MEDIA ADVISORY - Twenty-One Nations, European Commission, Meet in Paris to Discuss Carbon Dioxide Sequestration

International Body Focuses on Technological Solutions

From March 26-28, 2007, Paris, France will host a meeting of the Carbon Sequestration Leadership Forum (CSLF), an international climate change body that focuses on the development of improved cost-effective technologies for the separation and capture of carbon dioxide for its transport and long-term safe storage.

In connection with the Paris meetings, there will be a press briefing for interested media:

What: Briefing on the 22 member Carbon Sequestration Leadership Forum

When: 8:30 p.m. to 9:30 p.m. Wednesday, March 28, 2007

Where: Salons du Press Club, 8 rue Jean Goujon - 75008 Paris (metro station: Champs Elysees-Clemenceau or Franklin Roosevelt; car park: run Francois 1er)

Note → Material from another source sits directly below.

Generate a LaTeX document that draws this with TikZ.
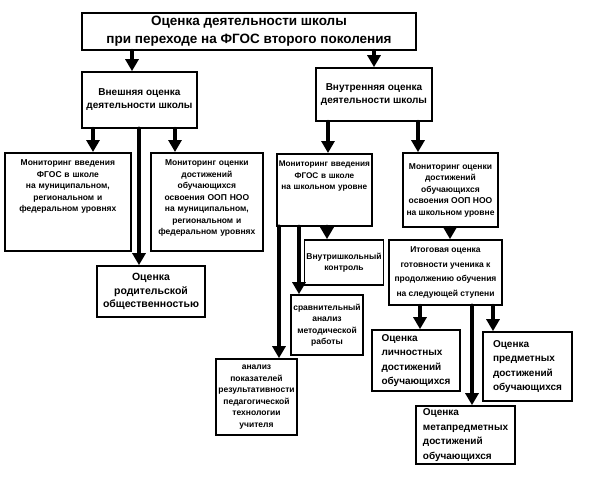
\documentclass[tikz,border=0pt]{standalone}
\usepackage{fontspec}
\setmainfont{Liberation Sans}
\usetikzlibrary{arrows.meta,positioning}
\tikzset{
  box/.style    = {draw, line width=1.7pt, align=center, inner sep=2pt, font=\bfseries},
  topbox/.style = {box, anchor=north west, text height=11pt},
  big/.style    = {font=\bfseries\fontsize{13.5}{18}\selectfont},
  head/.style   = {font=\bfseries\fontsize{10}{13}\selectfont},
  small/.style  = {font=\bfseries\fontsize{8.5}{11.5}\selectfont},
  mid/.style    = {font=\bfseries\fontsize{10.5}{13.5}\selectfont},
  res/.style    = {align=left, font=\bfseries\fontsize{10}{14.5}\selectfont},
  arr/.style    = {line width=4pt, line cap=round, -{Triangle[length=12pt,width=13pt]}},
  trunk/.style  = {arr, line width=4.5pt}
}
\begin{document}
\begin{tikzpicture}[x=1pt,y=-1pt]
  \useasboundingbox (0,0) rectangle (589,480);
  % top level
  \node[box, big, minimum width=334, minimum height=37] (school) at (249,31.5)
    {Оценка деятельности школы\\при переходе на ФГОС второго поколения};
  \node[box, head, minimum width=115, minimum height=56] (outer) at (139.5,100)
    {Внешняя оценка\\деятельности школы};
  \node[box, head, minimum width=116, minimum height=53] (inner) at (374,94.5)
    {Внутренняя оценка\\деятельности школы};
  % external branch
  \node[topbox, small, text width=122, text depth=83] (monmun) at (4,152)
    {Мониторинг введения\\ФГОС в школе\\на муниципальном,\\региональном и\\федеральном уровнях};
  \node[topbox, small, text width=108, text depth=83] (resmun) at (150,152)
    {Мониторинг оценки\\достижений\\обучающихся\\освоения ООП НОО\\на муниципальном,\\региональном и\\федеральном уровнях};
  \node[box, mid, minimum width=108, minimum height=51] (parents) at (151,291.5)
    {Оценка\\родительской\\общественностью};
  % internal branch
  \node[topbox, small, inner xsep=0.5pt, text width=94, text depth=57,
        font=\bfseries\fontsize{8.2}{11.5}\selectfont] (monsch) at (276,153)
    {Мониторинг введения\\ФГОС в школе\\на школьном уровне};
  \node[box, small, minimum width=95, minimum height=74] (ressch) at (450.5,190)
    {Мониторинг оценки\\достижений\\обучающихся\\освоения ООП НОО\\на школьном уровне};
  \node[box, small, minimum width=74, minimum height=45] (control) at (344,262.5)
    {Внутришкольный\\контроль};
  \node[box, small, minimum width=72, minimum height=60] (method) at (327,325)
    {сравнительный\\анализ\\методической\\работы};
  \node[box, small, minimum width=81, minimum height=76] (teacher) at (256.5,397)
    {анализ\\показателей\\результативности\\педагогической\\технологии\\учителя};
  \node[box, small, minimum width=113, minimum height=65, font=\bfseries\fontsize{8.5}{14.5}\selectfont] (final) at (445.5,272.5)
    {Итоговая оценка\\готовности ученика к\\продолжению обучения\\на следующей ступени};
  \node[box, res, minimum width=88, minimum height=61] (personal) at (416,360.5)
    {Оценка\\личностных\\достижений\\обучающихся};
  \node[box, res, minimum width=89, minimum height=69] (subject) at (527.5,366.5)
    {Оценка\\предметных\\достижений\\обучающихся};
  \node[box, res, minimum width=99, minimum height=58] (meta) at (465.5,435)
    {Оценка\\метапредметных\\достижений\\обучающихся};
  % connectors
  \draw[arr] (132,0 |- school.south) -- (132,0 |- outer.north);
  \draw[arr] (374,0 |- school.south) -- (374,0 |- inner.north);
  \draw[arr] (93,0 |- outer.south) -- (93,0 |- monmun.north);
  \draw[trunk] (139,0 |- outer.south) -- (139,0 |- parents.north);
  \draw[arr] (175,0 |- outer.south) -- (175,0 |- resmun.north);
  \draw[arr] (328,0 |- inner.south) -- (328,0 |- monsch.north);
  \draw[arr] (418,0 |- inner.south) -- (418,0 |- ressch.north);
  \draw[trunk] (279,0 |- monsch.south) -- (279,0 |- teacher.north);
  \draw[arr] (299,0 |- monsch.south) -- (299,0 |- method.north);
  \draw[arr] (327,0 |- monsch.south) -- (327,0 |- control.north);
  \draw[arr] (450,0 |- ressch.south) -- (450,0 |- final.north);
  \draw[arr] (420,0 |- final.south) -- (420,0 |- personal.north);
  \draw[trunk] (472,0 |- final.south) -- (472,0 |- meta.north);
  \draw[arr] (493,0 |- final.south) -- (493,0 |- subject.north);
\end{tikzpicture}
\end{document}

Who: Olivier Appert, Institut Francais du Petrole, chairman and chief executive officer; Jeffrey Jarrett, Chairman, CSLF Policy Committee, and Assistant Secretary, United States Department of Energy; John Hartwell, CSLF Policy Committee Vice-Chairman, and Head of Division, Department of Industry, Tourism and Resources of Australia; Trude Sundset, Chairman, CSLF Technical Committee, and Chief Researcher Statoil ASA, Norway;

BACKGROUND

The CSLF is a voluntary climate initiative of developed and developing nations that account for about 75% of all manmade carbon dioxide emissions. The CSLF was established in 2003 and focuses on development of carbon capture and storage technologies as a means to accomplishing long-term stabilization of greenhouse gas levels in the atmosphere. The goal is to improve carbon capture and storage technologies through coordinated research and development with international partners and private industry. This could include promoting the appropriate technical, political, and regulatory environments for the development of such technology.

Members engage in cooperative technology development aimed at enabling the early reduction and steady elimination of the carbon dioxide which constitutes more than 60 percent of such emissions - the product of electric generation and other heavy industrial activity. In 2005, the Forum and the technologies it seeks to develop were identified by international bodies as pivotal in dealing with greenhouse gases and their ultimate stabilization.

In July 2005, the G-8 Summit endorsed CSLF in its Gleneagles Plan of Action on Climate Change, Clean Energy and Sustainable Development, and identified it as a medium of cooperation and collaboration with key developing countries in dealing with greenhouse gases.

Current members are: Australia, Brazil, Canada, China, Colombia, Denmark, European Commission, France, Germany, Greece, India, Italy, Japan, Mexico, Netherlands, Norway, Russia, Saudi Arabia, South Africa, South Korea, United Kingdom, United States.